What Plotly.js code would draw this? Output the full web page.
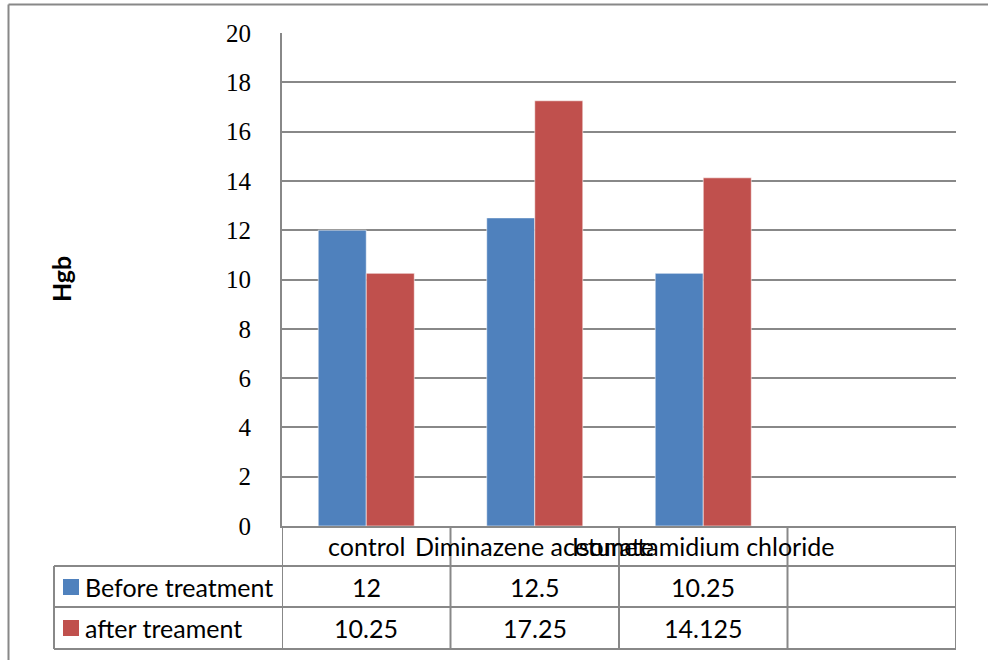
<!DOCTYPE html>
<html>
<head>
<meta charset="utf-8">
<script src="https://cdn.plot.ly/plotly-3.0.1.min.js"></script>
<style>
  html, body { margin: 0; padding: 0; background: #ffffff; }
  #chart { width: 988px; height: 660px; }
</style>
</head>
<body>
<div id="chart"></div>
<script>
// ---- data ----
const categories = ["control", "Diminazene aceturate", "Isometamidium chloride"];
const seriesNames = ["Before treatment", "after treament"];
const beforeValues = [12, 12.5, 10.25];
const afterValues = [10.25, 17.25, 14.125];
const yTickValues = [0, 2, 4, 6, 8, 10, 12, 14, 16, 18, 20];
const yAxisTitle = "Hgb";

// ---- styling / layout helpers ----
const W = 988, H = 660;
const px = x => x / W;
const py = y => 1 - y / H;
const colors = ["#4F81BD", "#C0504D"];
const gridColor = "#888888";
const tableFont = "Lato, 'Liberation Sans', sans-serif";
const tableSize = 25;
const nCols = categories.length + 1; // one empty column in the data table

const traces = [beforeValues, afterValues].map((vals, i) => ({
  type: "bar",
  name: seriesNames[i],
  x: categories,
  y: vals,
  marker: { color: colors[i], line: { color: "rgba(255,255,255,0.55)", width: 1 } },
  hoverinfo: "skip"
}));

const shapes = [];
const annotations = [];
const line = (o) => Object.assign({ type: "line", line: { color: gridColor, width: 2 } }, o);

// outer chart border (top and left)
shapes.push(line({ xref: "paper", yref: "paper", x0: px(8.5), x1: 1, y0: py(4.5), y1: py(4.5) }));
shapes.push(line({ xref: "paper", yref: "paper", x0: px(8.5), x1: px(8.5), y0: py(4.5), y1: 0 }));

// data table: row bottoms
const headerTop = 526, rowBottoms = [566, 607, 649];
rowBottoms.forEach(yb => {
  shapes.push(line({ xref: "paper", yref: "paper", x0: px(54), x1: px(956), y0: py(yb), y1: py(yb) }));
});
// legend column left border
shapes.push(line({ xref: "paper", yref: "paper", x0: px(54), x1: px(54), y0: py(rowBottoms[0]), y1: py(rowBottoms[2]) }));
// column separators at category boundaries
for (let i = 0; i <= nCols; i++) {
  shapes.push(line({ xref: "x", yref: "paper", x0: i - 0.5, x1: i - 0.5, y0: py(headerTop), y1: py(rowBottoms[2]) }));
}

// header row: category names
categories.forEach((c, i) => {
  annotations.push({ xref: "x", yref: "paper", x: i, y: py(546), text: c, showarrow: false,
    xanchor: "center", yanchor: "middle", font: { family: tableFont, size: tableSize, color: "#000" } });
});

// series rows
const rowCenters = [587, 628];
[beforeValues, afterValues].forEach((vals, r) => {
  // legend key
  shapes.push({ type: "rect", xref: "paper", yref: "paper",
    x0: px(63), x1: px(79), y0: py(rowCenters[r] - 8), y1: py(rowCenters[r] + 8),
    fillcolor: colors[r], line: { width: 0 } });
  annotations.push({ xref: "paper", yref: "paper", x: px(83), y: py(rowCenters[r]), text: seriesNames[r],
    showarrow: false, xanchor: "left", yanchor: "middle",
    font: { family: tableFont, size: tableSize, color: "#000" } });
  vals.forEach((v, i) => {
    annotations.push({ xref: "x", yref: "paper", x: i, y: py(rowCenters[r]), text: String(v),
      showarrow: false, xanchor: "center", yanchor: "middle",
      font: { family: tableFont, size: tableSize, color: "#000" } });
  });
});

// y axis title
annotations.push({ xref: "paper", yref: "paper", x: px(61), y: py(279), text: "<b>" + yAxisTitle + "</b>",
  textangle: -90, showarrow: false, xanchor: "center", yanchor: "middle",
  font: { family: tableFont, size: 25, color: "#000" } });

const layout = {
  width: W, height: H,
  margin: { l: 0, r: 0, t: 0, b: 0 },
  paper_bgcolor: "#ffffff", plot_bgcolor: "#ffffff",
  showlegend: false,
  barmode: "group", bargap: 0.43, bargroupgap: 0,
  xaxis: {
    domain: [px(282), px(956)],
    type: "category", categoryarray: categories, categoryorder: "array",
    range: [-0.5, nCols - 0.5],
    showticklabels: false, showgrid: false, zeroline: false,
    showline: true, linecolor: gridColor, linewidth: 2, ticks: "", fixedrange: true
  },
  yaxis: {
    domain: [py(526), py(33)],
    range: [0, 20], tickvals: yTickValues, ticktext: yTickValues.map(String),
    showgrid: true, gridcolor: gridColor, gridwidth: 2,
    zeroline: false, showline: true, linecolor: gridColor, linewidth: 2,
    ticks: "", ticklabelstandoff: 24,
    tickfont: { family: "'Liberation Serif', 'Times New Roman', serif", size: 25, color: "#000" },
    fixedrange: true
  },
  shapes: shapes,
  annotations: annotations,
  hovermode: false
};

Plotly.newPlot("chart", traces, layout, { displayModeBar: false, staticPlot: true });
</script>
</body>
</html>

# # #

*INSTRUCTIONS TO FOLLOW:* Begin at the top of the material above and output each line exactly, stopping after the line that holds "py(4.5), y1: 0". Leave out pictures.

*FULL SOLUTION:*
What Plotly.js code would draw this? Output the full web page.
<!DOCTYPE html>
<html>
<head>
<meta charset="utf-8">
<script src="https://cdn.plot.ly/plotly-3.0.1.min.js"></script>
<style>
  html, body { margin: 0; padding: 0; background: #ffffff; }
  #chart { width: 988px; height: 660px; }
</style>
</head>
<body>
<div id="chart"></div>
<script>
// ---- data ----
const categories = ["control", "Diminazene aceturate", "Isometamidium chloride"];
const seriesNames = ["Before treatment", "after treament"];
const beforeValues = [12, 12.5, 10.25];
const afterValues = [10.25, 17.25, 14.125];
const yTickValues = [0, 2, 4, 6, 8, 10, 12, 14, 16, 18, 20];
const yAxisTitle = "Hgb";

// ---- styling / layout helpers ----
const W = 988, H = 660;
const px = x => x / W;
const py = y => 1 - y / H;
const colors = ["#4F81BD", "#C0504D"];
const gridColor = "#888888";
const tableFont = "Lato, 'Liberation Sans', sans-serif";
const tableSize = 25;
const nCols = categories.length + 1; // one empty column in the data table

const traces = [beforeValues, afterValues].map((vals, i) => ({
  type: "bar",
  name: seriesNames[i],
  x: categories,
  y: vals,
  marker: { color: colors[i], line: { color: "rgba(255,255,255,0.55)", width: 1 } },
  hoverinfo: "skip"
}));

const shapes = [];
const annotations = [];
const line = (o) => Object.assign({ type: "line", line: { color: gridColor, width: 2 } }, o);

// outer chart border (top and left)
shapes.push(line({ xref: "paper", yref: "paper", x0: px(8.5), x1: 1, y0: py(4.5), y1: py(4.5) }));
shapes.push(line({ xref: "paper", yref: "paper", x0: px(8.5), x1: px(8.5), y0: py(4.5), y1: 0 }));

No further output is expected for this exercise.